Multiply her spending by a hundred-thousand Philadelphia smokers and the cash-strapped school district has got a big chunk of what it needs. The latest figures from the state Revenue Department show that the $2-a-pack tax generated $50.2 million for the School District of Philadelphia in its first nine months, beginning Oct. 1. The net was pretty much on target with officials' projections.

And in the following year, which began July 1 and ends June 30, the tax is projected to bring in about $60 million.

After that, however, the tax will bring decreasing amounts, according to state and school district officials. They expect cigarette sales to decrease by 7 percent in 2016-17 an even more after that. In 2018-19, officials project, the tax will net the school district $53 million.

Even the school district's five-year plan shows the cigarette tax revenue declining each year.

The Department of Revenue estimates that before the tax was enacted, about 43 million packs were sold in the city every year, according to department spokeswoman Elizabeth Brassell. If that sales rate were maintained, the district would -- at $2 for each pack sold -- gain $86 million every year. Revenues are nowhere near that.

City Controller Alan Butkovitz, in a statement, called the tax "a Band-Aid to deal with the current funding emergency."

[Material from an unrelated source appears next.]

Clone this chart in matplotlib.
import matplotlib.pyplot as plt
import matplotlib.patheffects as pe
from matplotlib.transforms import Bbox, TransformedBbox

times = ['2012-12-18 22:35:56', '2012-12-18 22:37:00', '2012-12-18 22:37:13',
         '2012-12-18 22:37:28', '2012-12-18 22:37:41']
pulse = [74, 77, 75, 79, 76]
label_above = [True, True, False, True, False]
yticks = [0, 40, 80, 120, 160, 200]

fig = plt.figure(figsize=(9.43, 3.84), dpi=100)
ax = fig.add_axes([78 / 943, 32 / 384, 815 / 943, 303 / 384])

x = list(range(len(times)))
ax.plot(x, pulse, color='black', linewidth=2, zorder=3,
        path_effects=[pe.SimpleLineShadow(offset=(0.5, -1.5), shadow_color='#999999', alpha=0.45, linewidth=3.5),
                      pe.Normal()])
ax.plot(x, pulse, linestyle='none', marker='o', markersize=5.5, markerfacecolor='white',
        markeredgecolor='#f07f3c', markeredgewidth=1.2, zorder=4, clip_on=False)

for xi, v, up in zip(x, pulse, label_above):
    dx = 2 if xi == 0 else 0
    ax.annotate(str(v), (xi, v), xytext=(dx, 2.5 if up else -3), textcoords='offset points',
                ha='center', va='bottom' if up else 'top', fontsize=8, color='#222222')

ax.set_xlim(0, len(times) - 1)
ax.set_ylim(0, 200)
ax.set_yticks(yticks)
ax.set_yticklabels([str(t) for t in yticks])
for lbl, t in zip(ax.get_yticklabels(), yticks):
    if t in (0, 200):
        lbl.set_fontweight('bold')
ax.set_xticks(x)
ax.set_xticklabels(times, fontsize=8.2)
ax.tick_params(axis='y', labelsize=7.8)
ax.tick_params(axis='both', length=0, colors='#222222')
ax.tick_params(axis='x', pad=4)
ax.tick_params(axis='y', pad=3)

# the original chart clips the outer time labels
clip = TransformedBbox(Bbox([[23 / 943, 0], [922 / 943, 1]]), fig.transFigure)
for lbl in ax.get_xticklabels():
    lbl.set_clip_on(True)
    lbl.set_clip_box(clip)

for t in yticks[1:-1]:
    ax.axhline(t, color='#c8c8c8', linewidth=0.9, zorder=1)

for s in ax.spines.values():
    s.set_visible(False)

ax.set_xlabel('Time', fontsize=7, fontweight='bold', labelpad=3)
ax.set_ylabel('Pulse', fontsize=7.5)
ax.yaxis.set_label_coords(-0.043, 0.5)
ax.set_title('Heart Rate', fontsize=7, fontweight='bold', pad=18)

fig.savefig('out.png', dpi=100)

"It will not solve the school funding crisis," Butkovitz said.

There are signs that the numbers could shrink even more than the current estimates.

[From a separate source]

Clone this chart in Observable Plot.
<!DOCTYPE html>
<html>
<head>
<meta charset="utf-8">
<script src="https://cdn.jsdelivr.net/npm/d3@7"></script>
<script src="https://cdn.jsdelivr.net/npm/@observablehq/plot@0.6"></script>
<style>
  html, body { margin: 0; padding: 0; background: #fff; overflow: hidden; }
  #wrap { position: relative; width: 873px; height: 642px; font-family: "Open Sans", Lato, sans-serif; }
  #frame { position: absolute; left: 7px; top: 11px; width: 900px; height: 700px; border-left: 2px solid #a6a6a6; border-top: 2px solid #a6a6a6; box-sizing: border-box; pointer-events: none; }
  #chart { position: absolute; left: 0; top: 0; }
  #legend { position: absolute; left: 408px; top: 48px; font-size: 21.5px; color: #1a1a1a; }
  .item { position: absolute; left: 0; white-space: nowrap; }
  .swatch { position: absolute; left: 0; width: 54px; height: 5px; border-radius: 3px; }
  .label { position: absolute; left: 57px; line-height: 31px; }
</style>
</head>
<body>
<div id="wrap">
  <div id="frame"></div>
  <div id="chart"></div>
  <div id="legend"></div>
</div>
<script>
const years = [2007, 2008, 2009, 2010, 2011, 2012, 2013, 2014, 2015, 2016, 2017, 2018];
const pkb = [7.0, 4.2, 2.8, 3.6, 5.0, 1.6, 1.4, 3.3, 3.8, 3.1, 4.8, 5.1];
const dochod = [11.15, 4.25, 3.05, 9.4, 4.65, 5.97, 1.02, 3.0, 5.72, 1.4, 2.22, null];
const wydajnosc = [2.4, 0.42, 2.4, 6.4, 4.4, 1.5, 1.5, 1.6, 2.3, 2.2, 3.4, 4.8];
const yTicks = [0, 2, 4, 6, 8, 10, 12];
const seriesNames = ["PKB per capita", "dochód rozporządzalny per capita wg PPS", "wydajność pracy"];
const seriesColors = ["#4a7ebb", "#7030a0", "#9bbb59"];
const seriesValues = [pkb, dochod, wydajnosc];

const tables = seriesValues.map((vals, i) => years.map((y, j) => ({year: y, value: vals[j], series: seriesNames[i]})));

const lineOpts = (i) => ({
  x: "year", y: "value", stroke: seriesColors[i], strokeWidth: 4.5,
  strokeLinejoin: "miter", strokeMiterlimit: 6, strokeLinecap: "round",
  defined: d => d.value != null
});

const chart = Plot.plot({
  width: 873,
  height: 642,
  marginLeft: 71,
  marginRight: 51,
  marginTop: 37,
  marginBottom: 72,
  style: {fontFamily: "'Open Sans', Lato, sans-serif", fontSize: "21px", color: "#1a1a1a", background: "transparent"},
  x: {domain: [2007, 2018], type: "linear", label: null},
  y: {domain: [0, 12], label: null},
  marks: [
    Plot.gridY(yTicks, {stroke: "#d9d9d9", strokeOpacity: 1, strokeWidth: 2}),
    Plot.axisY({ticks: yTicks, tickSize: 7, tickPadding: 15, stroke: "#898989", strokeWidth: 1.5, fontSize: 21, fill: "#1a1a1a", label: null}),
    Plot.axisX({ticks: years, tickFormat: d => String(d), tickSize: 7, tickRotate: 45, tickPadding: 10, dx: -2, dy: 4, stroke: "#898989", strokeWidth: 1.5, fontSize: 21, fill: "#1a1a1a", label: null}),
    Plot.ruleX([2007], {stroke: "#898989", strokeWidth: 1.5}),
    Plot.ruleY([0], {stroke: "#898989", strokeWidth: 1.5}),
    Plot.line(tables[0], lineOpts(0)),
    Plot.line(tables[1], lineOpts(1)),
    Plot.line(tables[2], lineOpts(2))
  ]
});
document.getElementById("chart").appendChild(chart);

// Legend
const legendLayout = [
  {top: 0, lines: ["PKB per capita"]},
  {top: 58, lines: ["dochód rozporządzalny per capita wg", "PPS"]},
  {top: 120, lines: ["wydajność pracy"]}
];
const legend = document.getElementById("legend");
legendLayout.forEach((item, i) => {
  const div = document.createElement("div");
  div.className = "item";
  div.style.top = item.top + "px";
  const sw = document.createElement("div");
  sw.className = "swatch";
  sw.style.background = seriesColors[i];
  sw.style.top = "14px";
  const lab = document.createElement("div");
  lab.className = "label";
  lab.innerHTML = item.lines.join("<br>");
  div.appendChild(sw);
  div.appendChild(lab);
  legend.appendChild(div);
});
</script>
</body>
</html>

For one thing, most of the Philadelphia smokers and merchants interviewed for this article said the tax is driving cigarette sales to the near suburbs -- or driving smokers to buy "loosies," the illegal single cigarettes that sell for 75 cents to $1 each.

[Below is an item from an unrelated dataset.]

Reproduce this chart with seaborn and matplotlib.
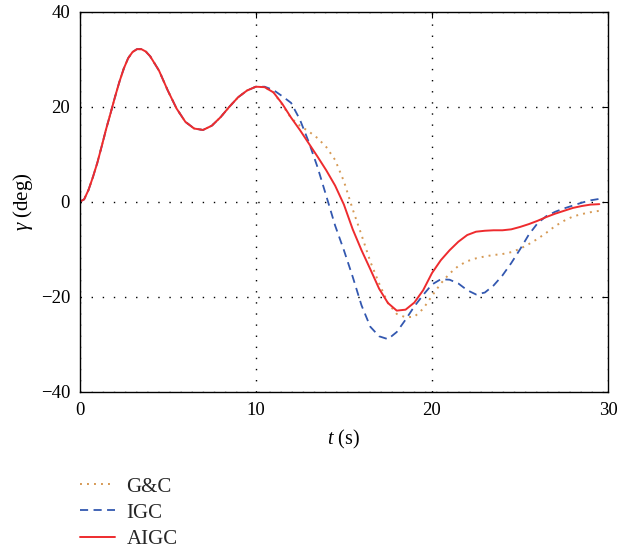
import numpy as np
import pandas as pd
import matplotlib
matplotlib.use("Agg")
import matplotlib.pyplot as plt
import seaborn as sns

# ---------------- data ----------------
# shared part of all three responses
t_common = [0, 0.25, 0.5, 0.75, 1, 1.25, 1.5, 1.75, 2, 2.25, 2.5, 2.75, 3, 3.25,
            3.5, 3.75, 4, 4.5, 5, 5.5, 6, 6.5, 7, 7.5, 8, 8.5, 9, 9.5, 10]
y_common = [0, 0.5, 2.5, 5.2, 8.2, 11.7, 15.3, 18.6, 22.0, 25.2, 28.0, 30.2, 31.5, 32.1,
            32.1, 31.6, 30.6, 27.6, 23.4, 19.6, 16.8, 15.4, 15.1, 16.0, 17.8, 20.0, 22.0, 23.4, 24.2]

t_tail = [10.5, 11, 11.5, 12, 12.5, 13, 13.5, 14, 14.5, 15, 15.5, 16, 16.5, 17, 17.5,
          18, 18.5, 19, 19.5, 20, 20.5, 21, 21.5, 22, 22.5, 23, 23.5, 24, 24.5, 25,
          25.5, 26, 26.5, 27, 27.5, 28, 28.5, 29, 29.5]

y_gc = [24.1, 23.0, 20.4, 17.6, 16.0, 14.8, 13.4, 11.5, 8.8, 4.3, -1.6, -7.0, -12.6, -17.2, -21.3,
        -23.6, -24.3, -24.2, -22.5, -19.8, -17.2, -15.1, -13.5, -12.5, -11.9, -11.5, -11.2, -11.0, -10.6, -9.9,
        -8.9, -7.8, -6.5, -5.1, -4.0, -3.1, -2.6, -2.2, -1.9]

y_igc = [24.2, 23.5, 22.2, 20.8, 17.3, 12.6, 7.3, 1.2, -5.0, -10.2, -15.8, -21.8, -26.3, -28.3, -28.9,
         -27.4, -24.8, -22.0, -19.6, -17.4, -16.3, -16.4, -17.2, -18.6, -19.5, -19.1, -17.6, -15.5, -12.9, -10.0,
         -6.9, -4.5, -3.0, -2.1, -1.4, -0.8, -0.2, 0.3, 0.6]

y_aigc = [24.1, 23.0, 20.6, 17.7, 15.1, 12.3, 9.5, 6.6, 3.4, -0.6, -5.8, -10.2, -14.2, -18.3, -21.3,
          -22.9, -22.7, -21.2, -18.6, -15.0, -12.3, -10.2, -8.4, -7.0, -6.3, -6.1, -6.0, -6.0, -5.8, -5.3,
          -4.7, -4.0, -3.2, -2.5, -1.9, -1.3, -0.9, -0.6, -0.5]

series_names = ["G&C", "IGC", "AIGC"]
x_ticks = [0, 10, 20, 30]
y_ticks = [-40, -20, 0, 20, 40]

# ---------------- style ----------------
sns.set_theme(style="white")
plt.rcParams["font.family"] = ["Liberation Serif", "DejaVu Serif"]
plt.rcParams["mathtext.fontset"] = "custom"
plt.rcParams["mathtext.rm"] = "Liberation Serif"
plt.rcParams["mathtext.it"] = "Liberation Serif:italic"

fig = plt.figure(figsize=(6.18, 5.52), dpi=100)
ax = fig.add_axes([0.129, 0.290, 0.855, 0.689])

t_full = t_common + t_tail
frames = []
for name, tail in zip(series_names, [y_gc, y_igc, y_aigc]):
    frames.append(pd.DataFrame({"t": t_full, "y": y_common + tail, "method": name}))
df = pd.concat(frames, ignore_index=True)

styles = {
    "G&C": dict(color="#D69A55", linestyle=(0, (1, 2.6)), linewidth=1.4),
    "IGC": dict(color="#3358B0", linestyle=(0, (4.5, 3)), linewidth=1.3),
    "AIGC": dict(color="#EE2B2E", linestyle="-", linewidth=1.4),
}
for name in series_names:
    sub = df[df["method"] == name]
    sns.lineplot(data=sub, x="t", y="y", ax=ax, label=name, **styles[name])

ax.set_xlim(0, 30)
ax.set_ylim(-40, 40)
ax.set_xticks(x_ticks)
ax.set_yticks(y_ticks)
ax.set_yticklabels(["\u2212" + str(-v) if v < 0 else str(v) for v in y_ticks])
ax.grid(True, color="black", linestyle=(0, (1, 7)), linewidth=1.0)
ax.tick_params(direction="in", length=4.5, width=0.8, top=True, right=True,
               labelsize=13.5, pad=7, colors="black")
for s in ax.spines.values():
    s.set_visible(True)
    s.set_color("black")
    s.set_linewidth(1.0)

ax.set_xlabel("$t$ (s)", fontsize=14.5, labelpad=7, color="black")
ax.set_ylabel("$\\gamma$ (deg)", fontsize=15, labelpad=4, color="black")

handles, labels = ax.get_legend_handles_labels()
ax.get_legend().remove()
fig.legend(handles, labels, loc="upper left", bbox_to_anchor=(0.129, 0.136),
           frameon=False, fontsize=15, handlelength=1.7, handletextpad=0.55,
           labelspacing=0.32, borderpad=0, borderaxespad=0)

fig.savefig("out.png", dpi=100)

Health officials are also noticing that fewer people are smoking and that the number of calls to the smoking cessation lines have more than doubled since the tax started.

"More than half of the callers noted the increase in tax was the reason they were calling," Giridhar Mallya, director of policy and planning for the Philadelphia Department of Public Health, said Friday.

Smoking in Philadelphia is mostly concentrated among the poor. Up to 33 percent of the city's residents who live below the poverty line smoke, compared with 20 percent of the rest, Mallya said.

The tax hike could lead some of those living in poverty to finally quit, he said.

"Tax affects behavior in three ways. Some people are going to stop smoking . . . they might cut down on the number of cigarettes they smoke or they will go find them elsewhere," Mallya said.

Elsewhere seems to be the case.

Philip Yi works at 40 Stop Mini Mart, at 40th and Market Streets, where Newports sold last week for $9.25. But the market, just outside a stop on the Market-Frankford Line, can't compete with the stores just seven stops away at 69th Street Station in Upper Darby.

"They can go to 69th Street and go to City Avenue and not pay the tax," Yi said. "I don't blame them."

Cigarette sales at 40 Stop have dropped 60 percent since the tax went into effect, Yi said.

Even his coworkers who smoke don't buy cigarettes at the store, he said. What's more, potential cigarette customers have cheaper options just outside his door.

James W. Mitchell stood against the window of the 40 Stop last week smoking a cigarette and keeping his Newport pack visible. He was selling loosies for 75 cents each.

Mitchell, 73, who lives in West Philadelphia but buys his packs in Delaware County, said the $2 tax has been tough for people, "especially if you have a habit."

He's just helping out, he said.

Kelli Dougherty is a pack-a-day smoker but buying her own pack each day has become a challenge since the tax. What's more, she is in drug rehab and often can't get to the suburbs to buy cheaper packs.

"Sometimes I just have to buy loosies," she said while puffing on a cigarette last week while on Market Street.

But buying loosies is even more expensive than paying the $2 tax. Either way, health officials hope that the cost would drive people to quit. That strategy could work.

"My kids want me to stop. The price is going up. It's just time for me to stop," Starnes, the unemployed barber with nine children, said after paying $9.50 for her Newports.